War Is a Force That Gives Us Meaning.
By Chris Hedges. Public Affairs, 211 pp., $23.00; paperback, $12.95.

Chris Hedges's penetrating insights into war are as current as the daily headlines. The images of the war in Iraq and the proclamations of political, military and religious leaders vividly etched in our minds make Hedges's analyses all the more compelling.

Hedges knows the Middle East well, having served both as the Jerusalem bureau chief of the Dallas Morning News in the 1980s and as a correspondent for the New York Times during the 1991 gulf war. This book draws heavily on the knowledge and experience he gleaned from years of firsthand experience in Israel, Palestine, Lebanon, Cyprus, Algeria, Iran and Iraq.

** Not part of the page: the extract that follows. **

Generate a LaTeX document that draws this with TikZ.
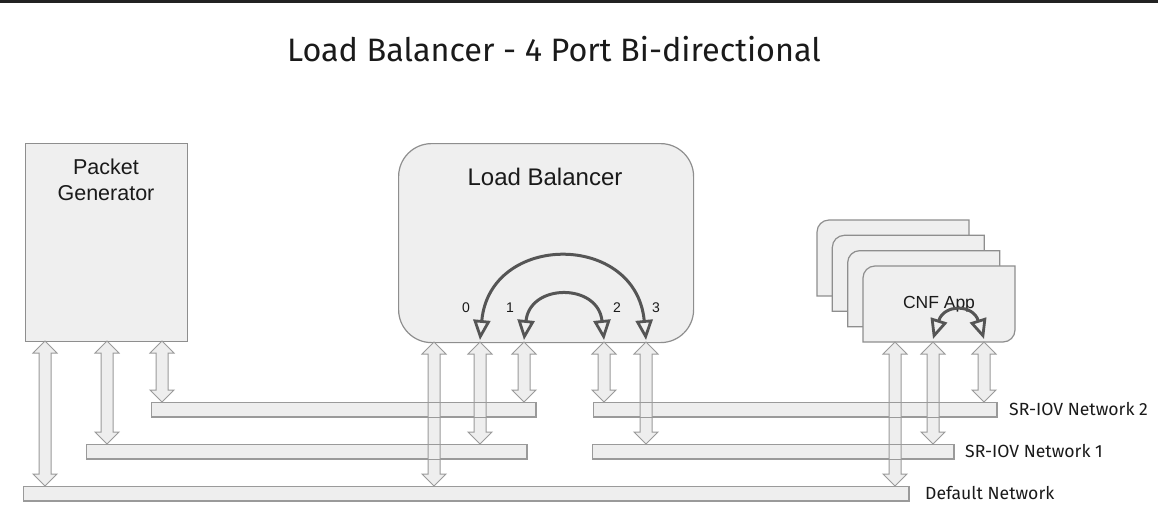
\documentclass[tikz,border=0pt]{standalone}
\usepackage{fontspec}
\setmainfont{Liberation Sans}
\newfontfamily\titlefont{Fira Sans}
\usetikzlibrary{arrows.meta,calc}
\definecolor{boxfill}{HTML}{EFEFEF}
\definecolor{boxline}{HTML}{8E8E8E}
\definecolor{arrfill}{HTML}{EEEEEE}
\definecolor{arrline}{HTML}{9A9A9A}
\definecolor{curvecol}{HTML}{555555}
\definecolor{topbar}{HTML}{222222}
\definecolor{txt}{HTML}{1A1A1A}
\begin{document}
\begin{tikzpicture}[x=1pt,y=-1pt,
  box/.style={draw=boxline, fill=boxfill, line width=1.2pt, inner sep=0pt, anchor=north west},
  card/.style={draw=boxline, fill=boxfill, line width=1.2pt},
  bar/.style={draw=arrline, fill=arrfill, line width=1pt, inner sep=0pt, anchor=north west, minimum height=14},
  barline/.style={draw=arrline, line width=1pt},
  dbl/.style={draw=arrline, fill=arrfill, line width=1pt, line join=miter,
    to path={let \p1=(\tikztostart), \p2=(\tikztotarget) in
      (\x1,\y1) -- (\x1+12pt,\y1-12pt) -- (\x1+6pt,\y1-12pt) -- (\x1+6pt,\y2+12pt)
      -- (\x1+12pt,\y2+12pt) -- (\x1,\y2) -- (\x1-12pt,\y2+12pt) -- (\x1-6pt,\y2+12pt)
      -- (\x1-6pt,\y1-12pt) -- (\x1-12pt,\y1-12pt) -- cycle}},
  curv/.style={draw=curvecol, line width=3pt,
    {Triangle[open, length=20pt, width=17pt, line width=2.8pt]}-{Triangle[open, length=20pt, width=17pt, line width=2.8pt]}},
  boxtext/.style={text=txt, align=center, inner sep=0pt},
  netlabel/.style={text=txt, anchor=west, inner sep=0pt, font=\titlefont\fontsize{17.6}{20}\selectfont}
]
\useasboundingbox (0,0) rectangle (1158,512);
\fill[topbar] (0,0) rectangle (1158,3);

% title
\node[text=txt, inner sep=0pt, font=\titlefont\fontsize{32.4}{38}\selectfont] (title) at (554,49) {Load Balancer - 4 Port Bi-directional};

% packet generator
\node[box, minimum width=162, minimum height=198] (pg) at (25,143) {};
\node[boxtext, font=\fontsize{21.5}{26.5}\selectfont] (pgt) at (106,180) {Packet\\Generator};

% load balancer
\node[box, rounded corners=33, minimum width=295, minimum height=199] (lb) at (398,143) {};
\node[boxtext, font=\fontsize{24}{28}\selectfont] (lbt) at (545,177) {Load Balancer};

% CNF stack
\foreach \i in {0,1,2,3}{
  \pgfmathsetmacro{\xa}{817+15.33*\i}
  \pgfmathsetmacro{\ya}{220+15.33*\i}
  \pgfmathsetmacro{\xb}{\xa+152}
  \pgfmathsetmacro{\yb}{\ya+76}
  \draw[card] (\xa,\yb) -- (\xa,\ya+12) arc(180:270:12) -- (\xb,\ya) -- (\xb,\yb-12) arc(0:90:12) -- cycle;
}
\coordinate (cnf) at (939,304);
\node[boxtext, font=\fontsize{17.5}{20}\selectfont] (cnft) at (cnf) {CNF App};

% networks
\node[bar, minimum width=384] (n2l) at (151,402) {};
\node[bar, minimum width=403] (n2r) at (593,402) {};
\node[bar, minimum width=440] (n1l) at (86,444) {};
\node[bar, minimum width=361] (n1r) at (592,444) {};
\node[bar, minimum width=885] (def) at (23,486) {};

% port labels
\foreach \n/\x in {0/466,1/510,2/617,3/656}{
  \node[text=txt, inner sep=0pt, font=\fontsize{14}{16}\selectfont] (port\n) at (\x,308) {\n};
}

% internal curved arrows
\coordinate (p0) at (480,340);
\coordinate (p1) at (524,340);
\coordinate (p2) at (604,340);
\coordinate (p3) at (646,340);
\draw[curv] (p0) .. controls (490,232) and (636,232) .. (p3);
\draw[curv] (p1) .. controls (530,283) and (598,283) .. (p2);
\coordinate (c1) at (933,339);
\coordinate (c2) at (984,339);
\draw[curv] (c1) .. controls (944,304) and (973,304) .. (c2);

% attachment points
\coordinate (g0) at (45,341);
\coordinate (g1) at (107,341);
\coordinate (g2) at (162,341);
\coordinate (ld) at (434,342);
\coordinate (lp0) at (480,342);
\coordinate (lp1) at (524,342);
\coordinate (lp2) at (604,342);
\coordinate (lp3) at (646,342);
\coordinate (cd) at (895,342);
\coordinate (cp1) at (933,342);
\coordinate (cp2) at (984,342);

% double arrows
\draw[dbl] (g0) to (g0 |- def.north);
\draw[dbl] (g1) to (g1 |- n1l.north);
\draw[dbl] (g2) to (g2 |- n2l.north);
\draw[dbl] (ld) to (ld |- def.north);
\draw[dbl] (lp0) to (lp0 |- n1l.north);
\draw[dbl] (lp1) to (lp1 |- n2l.north);
\draw[dbl] (lp2) to (lp2 |- n2r.north);
\draw[dbl] (lp3) to (lp3 |- n1r.north);
\draw[dbl] (cd) to (cd |- def.north);
\draw[dbl] (cp1) to (cp1 |- n1r.north);
\draw[dbl] (cp2) to (cp2 |- n2r.north);

% bar outlines redrawn on top
\foreach \b in {n2l,n2r,n1l,n1r,def}{
  \draw[barline] (\b.north west) rectangle (\b.south east);
}

% network labels
\node[netlabel] (l2) at (1009,409) {SR-IOV Network 2};
\node[netlabel] (l1) at (965,451) {SR-IOV Network 1};
\node[netlabel] (l0) at (925,493) {Default Network};
\end{tikzpicture}
\end{document}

But the Middle East provides only part of the backdrop against which he writes. His 20 years as a war correspondent also have taken him to the Falkland Islands, El Salvador, the former Yugoslavia, Guatemala, Nicaragua and northern India.

The book's richness and depth are enhanced by Hedges's theological and literary sophistication. The son of a parish minister, Hedges has a degree in English literature, an M.Div. from Harvard Divinity School and a devotion to classical literature. Regular readers of the New York Times already know that he is a very gifted writer.